(What needs to be done)
Count the lines below that contain the word "React", and reply with that number alone.

(Supplied material)
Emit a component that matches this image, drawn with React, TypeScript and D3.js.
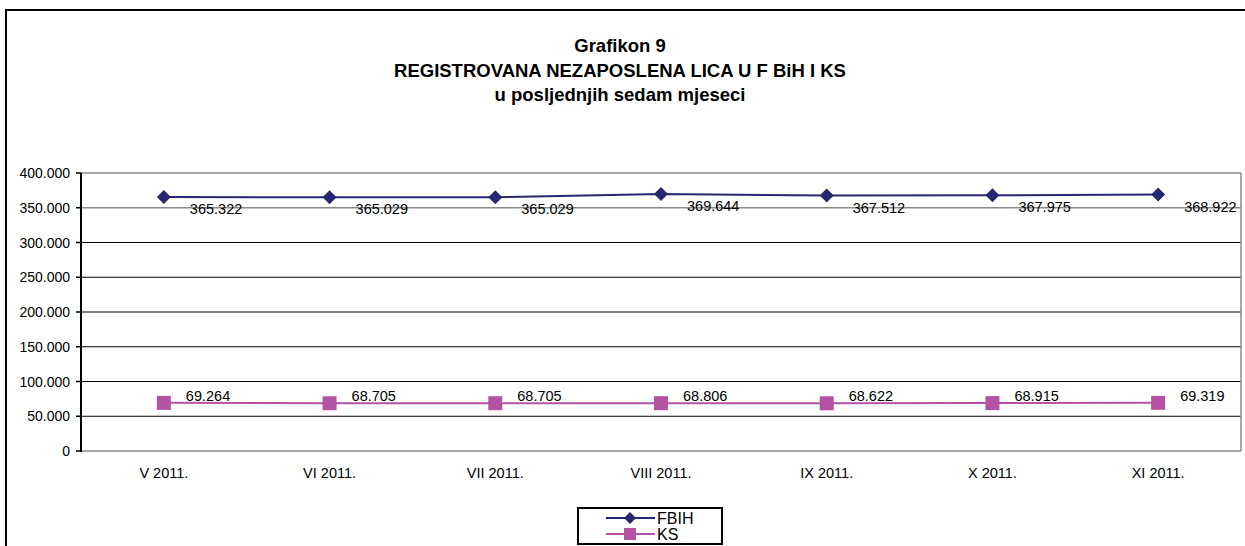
import React from "react";
import * as d3 from "d3";

const months = ["V 2011.", "VI 2011.", "VII 2011.", "VIII 2011.", "IX 2011.", "X 2011.", "XI 2011."];
const fbih = [365322, 365029, 365029, 369644, 367512, 367975, 368922];
const ks = [69264, 68705, 68705, 68806, 68622, 68915, 69319];
const yTicks = [0, 50000, 100000, 150000, 200000, 250000, 300000, 350000, 400000];
const titleLines = ["Grafikon 9", "REGISTROVANA NEZAPOSLENA LICA U F BiH I KS", "u posljednjih sedam mjeseci"];

const W = 1245;
const H = 546;
const FONT = "'Liberation Sans', Arial, sans-serif";
const NAVY = "#27276f";
const PINK = "#b452a3";

const fmt = (v: number) => d3.format(",")(v).replace(/,/g, ".");

const App = () => {
  const left = 81;
  const right = 1241;
  const top = 173;
  const bottom = 451;

  const x = d3.scaleBand<string>().domain(months).range([left, right]);
  const y = d3.scaleLinear().domain([0, 400000]).range([bottom, top]);
  const cx = (m: string) => (x(m) as number) + x.bandwidth() / 2;

  const line = d3
    .line<number>()
    .x((_, i) => cx(months[i]))
    .y((d) => y(d));

  const diamond = (px: number, py: number, r: number) =>
    `M${px},${py - r}L${px + r},${py}L${px},${py + r}L${px - r},${py}Z`;

  return (
    <svg width={W} height={H} style={{ position: "absolute", left: 0, top: 0, display: "block" }} fontFamily={FONT}>
      <rect x={0} y={0} width={W} height={H} fill="#fff" />
      {/* outer frame (cropped at right and bottom) */}
      <rect x={6} y={10} width={1400} height={700} fill="none" stroke="#000" strokeWidth={2} />

      {titleLines.map((t, i) => (
        <text key={t} x={620} y={52 + i * 24.5} textAnchor="middle" fontSize={18.5} fontWeight="bold" fill="#000">
          {t}
        </text>
      ))}

      {/* gridlines */}
      {yTicks.map((t) => (
        <line
          key={t}
          x1={left}
          x2={right}
          y1={y(t)}
          y2={y(t)}
          stroke={t >= 350000 || t === 0 ? "#8a8a8a" : "#000"}
          strokeWidth={t >= 350000 || t === 0 ? 1.5 : 1}
        />
      ))}
      {/* right border of plot area */}
      <line x1={right} x2={right} y1={top} y2={bottom} stroke="#8a8a8a" strokeWidth={1.5} />

      {/* y axis */}
      <line x1={left} x2={left} y1={top} y2={bottom + 1} stroke="#000" strokeWidth={2} />
      {yTicks.map((t) => (
        <g key={"t" + t}>
          <line x1={left - 5} x2={left} y1={y(t)} y2={y(t)} stroke="#000" strokeWidth={1.5} />
          <text x={70} y={y(t) + 5} textAnchor="end" fontSize={14} fill="#000">
            {t === 0 ? "0" : fmt(t)}
          </text>
        </g>
      ))}

      {/* x labels */}
      {months.map((m) => (
        <text key={m} x={cx(m)} y={478} textAnchor="middle" fontSize={14.5} fill="#000">
          {m}
        </text>
      ))}

      {/* FBIH series */}
      <path d={line(fbih) || ""} fill="none" stroke={NAVY} strokeWidth={2} />
      {fbih.map((v, i) => (
        <g key={"f" + i}>
          <path d={diamond(cx(months[i]), y(v), 7)} fill={NAVY} />
          <text x={cx(months[i]) + 26} y={y(v) + 17} fontSize={14.5} fill="#000">
            {fmt(v)}
          </text>
        </g>
      ))}

      {/* KS series */}
      <path d={line(ks) || ""} fill="none" stroke={PINK} strokeWidth={2} />
      {ks.map((v, i) => (
        <g key={"k" + i}>
          <rect x={cx(months[i]) - 7} y={y(v) - 7} width={14} height={14} fill={PINK} />
          <text x={cx(months[i]) + 22} y={y(v) - 2} fontSize={14.5} fill="#000">
            {fmt(v)}
          </text>
        </g>
      ))}

      {/* legend */}
      <rect x={578} y={508} width={144} height={36} fill="#fff" stroke="#000" strokeWidth={2} />
      <line x1={606} x2={655} y1={518} y2={518} stroke={NAVY} strokeWidth={2} />
      <path d={diamond(630, 518, 6)} fill={NAVY} />
      <text x={657} y={524} fontSize={16} fill="#000">FBIH</text>
      <line x1={606} x2={655} y1={534} y2={534} stroke={PINK} strokeWidth={2} />
      <rect x={624} y={528} width={12} height={12} fill={PINK} />
      <text x={657} y={540} fontSize={16} fill="#000">KS</text>
    </svg>
  );
};

export default App;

(Solution for this task)
2